_WHAT IS ASKED_
Repeat exactly the lines running from the first line of the data to the line containing "anchor=base west] (netop2)", both ends included, and nothing else; drop the pictures.

_MATERIAL PROVIDED_
·····

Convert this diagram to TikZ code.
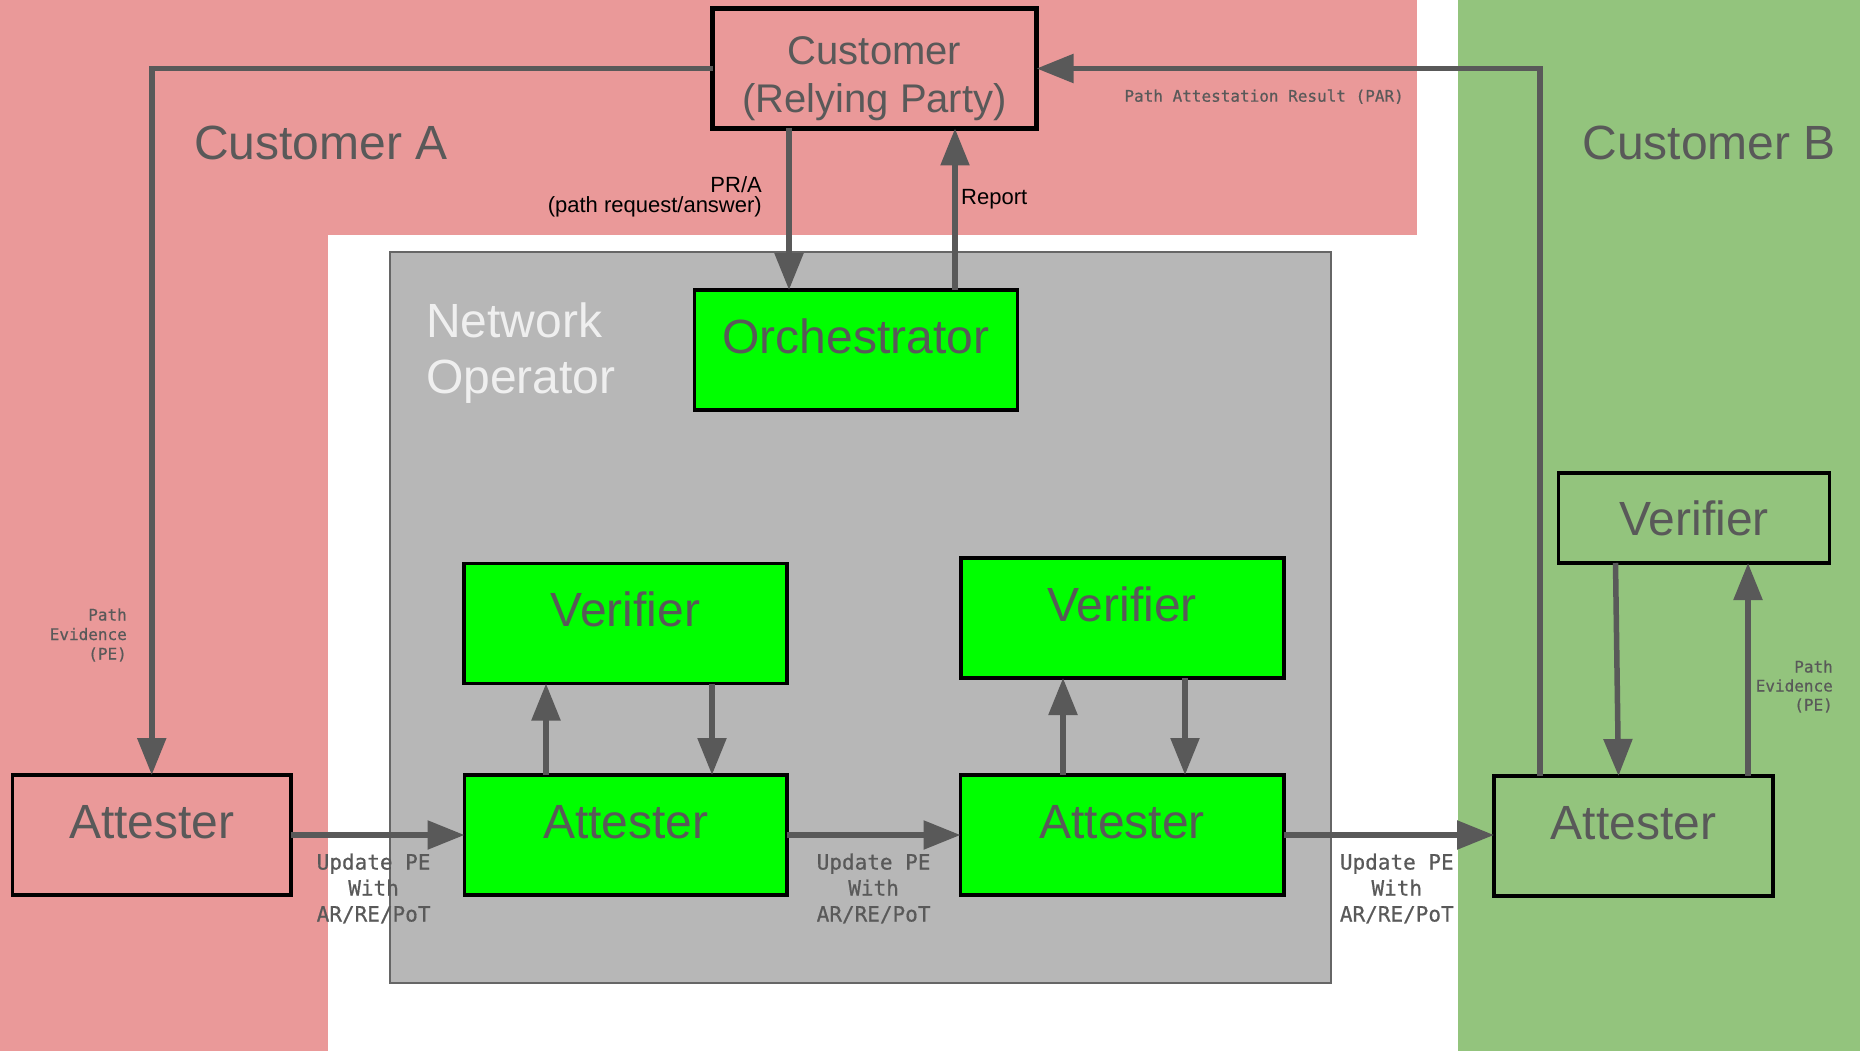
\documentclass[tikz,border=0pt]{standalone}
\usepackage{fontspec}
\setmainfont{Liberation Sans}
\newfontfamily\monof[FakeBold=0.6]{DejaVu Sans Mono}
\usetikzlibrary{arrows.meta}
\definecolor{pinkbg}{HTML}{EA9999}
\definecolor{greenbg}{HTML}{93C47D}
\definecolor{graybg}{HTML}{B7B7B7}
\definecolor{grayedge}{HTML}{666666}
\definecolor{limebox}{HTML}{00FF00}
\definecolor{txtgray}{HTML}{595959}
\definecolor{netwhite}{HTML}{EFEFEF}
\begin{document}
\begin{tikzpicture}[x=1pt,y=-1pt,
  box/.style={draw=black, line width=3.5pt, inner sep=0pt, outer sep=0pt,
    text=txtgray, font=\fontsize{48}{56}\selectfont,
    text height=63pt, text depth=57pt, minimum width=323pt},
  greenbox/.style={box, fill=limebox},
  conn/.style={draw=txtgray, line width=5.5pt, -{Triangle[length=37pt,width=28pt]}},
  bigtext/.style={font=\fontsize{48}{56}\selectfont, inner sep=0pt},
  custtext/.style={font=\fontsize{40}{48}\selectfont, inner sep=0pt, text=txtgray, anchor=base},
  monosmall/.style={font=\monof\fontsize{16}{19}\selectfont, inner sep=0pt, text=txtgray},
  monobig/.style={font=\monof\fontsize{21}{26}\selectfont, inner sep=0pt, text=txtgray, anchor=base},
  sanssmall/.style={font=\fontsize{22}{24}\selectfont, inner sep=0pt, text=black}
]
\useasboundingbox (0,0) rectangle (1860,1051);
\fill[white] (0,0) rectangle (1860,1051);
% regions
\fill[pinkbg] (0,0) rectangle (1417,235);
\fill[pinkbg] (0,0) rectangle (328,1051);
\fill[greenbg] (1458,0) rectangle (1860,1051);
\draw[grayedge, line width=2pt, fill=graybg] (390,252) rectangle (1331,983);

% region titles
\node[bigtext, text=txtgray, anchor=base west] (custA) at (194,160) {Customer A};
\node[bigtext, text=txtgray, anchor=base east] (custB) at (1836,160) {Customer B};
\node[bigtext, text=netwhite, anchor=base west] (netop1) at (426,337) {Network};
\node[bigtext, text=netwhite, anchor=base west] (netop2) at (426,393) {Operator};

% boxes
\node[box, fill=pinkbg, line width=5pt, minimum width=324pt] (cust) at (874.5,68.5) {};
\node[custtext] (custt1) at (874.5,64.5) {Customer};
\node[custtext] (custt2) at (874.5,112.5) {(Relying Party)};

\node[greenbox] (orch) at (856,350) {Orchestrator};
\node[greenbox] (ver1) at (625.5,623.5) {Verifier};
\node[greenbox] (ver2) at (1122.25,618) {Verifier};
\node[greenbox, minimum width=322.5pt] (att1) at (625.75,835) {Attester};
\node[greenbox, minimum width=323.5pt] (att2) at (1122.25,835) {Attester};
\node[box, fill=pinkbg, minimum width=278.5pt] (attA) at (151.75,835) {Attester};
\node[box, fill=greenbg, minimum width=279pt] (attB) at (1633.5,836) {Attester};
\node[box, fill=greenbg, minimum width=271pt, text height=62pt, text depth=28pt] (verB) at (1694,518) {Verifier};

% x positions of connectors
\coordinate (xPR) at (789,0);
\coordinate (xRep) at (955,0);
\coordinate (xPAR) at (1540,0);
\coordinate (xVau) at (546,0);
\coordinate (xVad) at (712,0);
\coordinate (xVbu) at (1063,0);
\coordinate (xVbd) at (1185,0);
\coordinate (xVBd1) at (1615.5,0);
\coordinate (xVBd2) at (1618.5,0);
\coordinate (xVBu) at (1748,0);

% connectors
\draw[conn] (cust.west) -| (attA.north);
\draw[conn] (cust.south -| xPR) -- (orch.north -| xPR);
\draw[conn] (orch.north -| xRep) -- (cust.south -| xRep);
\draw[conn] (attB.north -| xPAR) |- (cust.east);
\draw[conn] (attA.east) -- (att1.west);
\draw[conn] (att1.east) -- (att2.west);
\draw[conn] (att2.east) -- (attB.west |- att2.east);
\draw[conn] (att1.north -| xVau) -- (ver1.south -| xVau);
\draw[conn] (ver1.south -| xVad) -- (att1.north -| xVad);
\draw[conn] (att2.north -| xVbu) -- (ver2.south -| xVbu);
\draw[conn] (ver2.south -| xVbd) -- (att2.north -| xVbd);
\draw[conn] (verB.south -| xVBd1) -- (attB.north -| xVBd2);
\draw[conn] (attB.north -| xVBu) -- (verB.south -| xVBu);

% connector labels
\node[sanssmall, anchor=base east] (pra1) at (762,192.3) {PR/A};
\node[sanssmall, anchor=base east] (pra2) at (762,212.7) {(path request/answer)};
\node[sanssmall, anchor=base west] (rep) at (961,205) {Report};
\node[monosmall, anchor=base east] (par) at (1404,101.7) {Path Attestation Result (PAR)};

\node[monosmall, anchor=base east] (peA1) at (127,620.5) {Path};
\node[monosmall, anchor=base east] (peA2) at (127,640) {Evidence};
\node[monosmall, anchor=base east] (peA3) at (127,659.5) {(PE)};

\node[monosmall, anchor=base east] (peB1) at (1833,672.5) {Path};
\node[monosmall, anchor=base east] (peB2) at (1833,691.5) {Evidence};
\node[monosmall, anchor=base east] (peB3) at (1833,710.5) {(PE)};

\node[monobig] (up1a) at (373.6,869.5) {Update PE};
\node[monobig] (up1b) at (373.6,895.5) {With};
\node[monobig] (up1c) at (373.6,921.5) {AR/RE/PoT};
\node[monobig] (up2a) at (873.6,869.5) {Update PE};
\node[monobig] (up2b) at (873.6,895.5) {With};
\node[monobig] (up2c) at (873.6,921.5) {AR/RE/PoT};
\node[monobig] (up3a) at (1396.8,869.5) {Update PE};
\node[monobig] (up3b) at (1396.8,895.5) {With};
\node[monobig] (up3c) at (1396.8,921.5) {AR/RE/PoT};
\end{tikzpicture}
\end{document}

·····

_OUTPUT FOR THIS EXERCISE_
Convert this diagram to TikZ code.
\documentclass[tikz,border=0pt]{standalone}
\usepackage{fontspec}
\setmainfont{Liberation Sans}
\newfontfamily\monof[FakeBold=0.6]{DejaVu Sans Mono}
\usetikzlibrary{arrows.meta}
\definecolor{pinkbg}{HTML}{EA9999}
\definecolor{greenbg}{HTML}{93C47D}
\definecolor{graybg}{HTML}{B7B7B7}
\definecolor{grayedge}{HTML}{666666}
\definecolor{limebox}{HTML}{00FF00}
\definecolor{txtgray}{HTML}{595959}
\definecolor{netwhite}{HTML}{EFEFEF}
\begin{document}
\begin{tikzpicture}[x=1pt,y=-1pt,
  box/.style={draw=black, line width=3.5pt, inner sep=0pt, outer sep=0pt,
    text=txtgray, font=\fontsize{48}{56}\selectfont,
    text height=63pt, text depth=57pt, minimum width=323pt},
  greenbox/.style={box, fill=limebox},
  conn/.style={draw=txtgray, line width=5.5pt, -{Triangle[length=37pt,width=28pt]}},
  bigtext/.style={font=\fontsize{48}{56}\selectfont, inner sep=0pt},
  custtext/.style={font=\fontsize{40}{48}\selectfont, inner sep=0pt, text=txtgray, anchor=base},
  monosmall/.style={font=\monof\fontsize{16}{19}\selectfont, inner sep=0pt, text=txtgray},
  monobig/.style={font=\monof\fontsize{21}{26}\selectfont, inner sep=0pt, text=txtgray, anchor=base},
  sanssmall/.style={font=\fontsize{22}{24}\selectfont, inner sep=0pt, text=black}
]
\useasboundingbox (0,0) rectangle (1860,1051);
\fill[white] (0,0) rectangle (1860,1051);
% regions
\fill[pinkbg] (0,0) rectangle (1417,235);
\fill[pinkbg] (0,0) rectangle (328,1051);
\fill[greenbg] (1458,0) rectangle (1860,1051);
\draw[grayedge, line width=2pt, fill=graybg] (390,252) rectangle (1331,983);

% region titles
\node[bigtext, text=txtgray, anchor=base west] (custA) at (194,160) {Customer A};
\node[bigtext, text=txtgray, anchor=base east] (custB) at (1836,160) {Customer B};
\node[bigtext, text=netwhite, anchor=base west] (netop1) at (426,337) {Network};
\node[bigtext, text=netwhite, anchor=base west] (netop2) at (426,393) {Operator};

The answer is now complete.